Meeting Jun Kaneko

Meeting Jun Kaneko

Jun Kaneko with Jim Bailey

In late November of 2018, I had the opportunity to travel out to Omaha to tour the Kaneko Center and meet the iconic Jun Kaneko. His story is made up of equal parts of unstoppable determination, vision, boundless imagination and serendipity.  Born in 1942 in Nagoya, Japan during WWII, his artistic talents started to emerge through impressive drawings that he fashioned in his free time while in high school.  Jun resisted the strict structure of traditional Japanese education. His mother (a dentist by day, and a painter by night) recognized his self-driven passion to be creative and arranged to have him study painting with Satoshi Ogawa.  This ended up being an early thread to his eventual journey to study art in the US. Jun wanted to expand his art education beyond the traditional structure in Japan.  Already, he was exhibiting a need to break out of the mold and seek out new avenues to cultivate his creativity. It turned out Ogawa had connections with Jerry Rothman who was teaching ceramics at California State at Fullerton.

After graduating from high school in Japan, Jun was soon off to study art in the US. He arrived without any command of the English language.  Jerry Rothman picked up Jun at the airport and deposited him directly into the home of Fred Marer who taught mathematics at LA City College. Fred and his wife were passionate about ceramics. When Jun walked into their home, he was virtually side stepping around a fantastic ceramics collection that they had put together from the likes of Soldner, Mason, Volkous, Ken Price, Henry Takemoto, and others.  How did they get all these pieces? Although Marer was a math teacher, he spent many hours helping stack kilns with the aforementioned. He loved to engage in art, ceramics, and political discussions with this dynamic group.  They would give him free pieces “hot out of the kiln” for his assistance and his comradery.  

Finished work for viewing

So within hours of landing in the US, Jun had essentially landed into the bubbling epicenter of the LA avant-garde ceramics movement. Not only that, he was staying with Fred Marer who was friends with about every important ceramics teacher in LA.   Jun spent many hours studying the Marer collection and as a result, fell in love with the medium.   Fred took him over to Scripps to meet Paul Soldner and get a taste of working in clay.  Jun made some raku pieces and then decided to shift his focus to ceramics. He enrolled in a ceramics program at Chouinard Institute of Art. Susan Peterson and Vivika and Otto Heino were teachers at Chouinard, but Ralph Bacerra was instructing when Jun attended. Apparently, the studio was small and Jun was already determined to work large.  Bacerra didn’t want Jun making big pieces, so not to be deterred, Jun started finding hiding places in the arts department for his large pieces. When the school shut down during Christmas break, Jun crawled through the ceramics room window so he could continue his work.  Ralph Bacerra was not happy! 

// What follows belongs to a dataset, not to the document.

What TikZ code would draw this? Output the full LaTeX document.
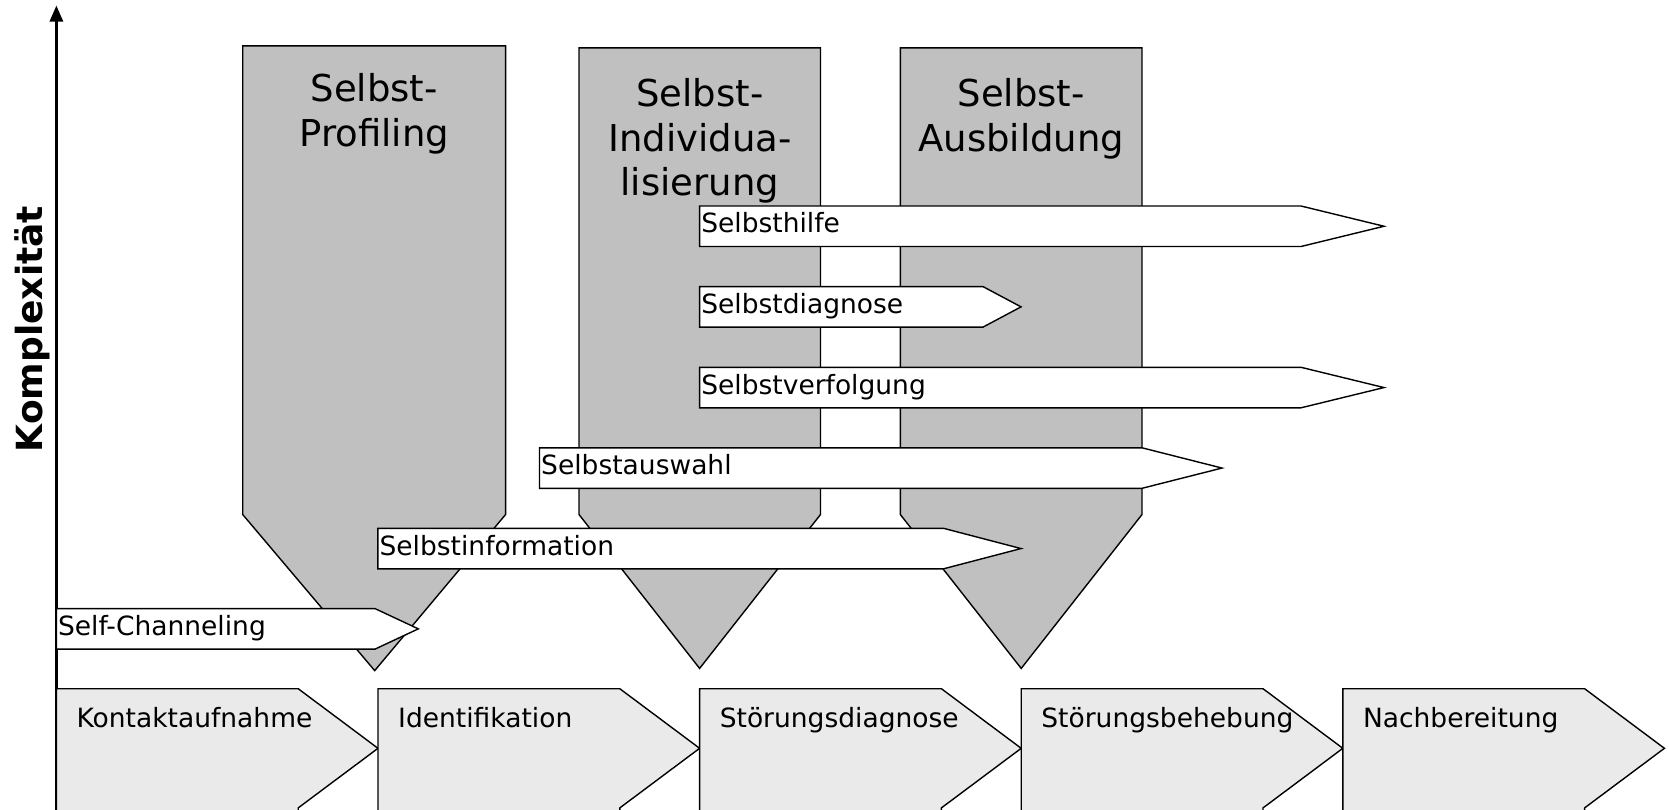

Jim gives scale to one of the large Dangos


Pieces ready to load into the enormous updraft kiln


Jim Bailey admiring the impressive scale of the large Kaneko kiln

I love these early stories as they show a young Jun Kaneko so driven and passionate about his art that no one could hold him back.  Given that Jun has arguably made the largest high fired ceramic sculptures on the planet, I have the greatest appreciation for his unstoppable drive to visualize, to journey deep into unknown technical territory and his willingness to take major risks, always having to problem solve on a grandiose scale, doing whatever it took to realize his vision. 


Outside the entrance to the Kaneko Center

A large exhibition of Dangos in one of the many exhibition areas

Coming to Kaneko Studios and seeing the accumulation of a lifetime of work was extraordinary.  The breadth of his creations and the array of directions his monolithic work have taken was a touchstone for me.  Equally impressive was how his presence in Omaha ended up revitalizing a part of the city. 

After the extensive tour of the studio and the exhibition area, I had the honor to meet Jun in his home.  It was a very special moment, and it gave me great pleasure to grasp the hands that formed, shaped, and fired the clay into creations that now adorn museums, public spaces, and galleries around the world.  Jun’s journey of unstoppable creative spirit and unbridled imagination is an inspiration to all.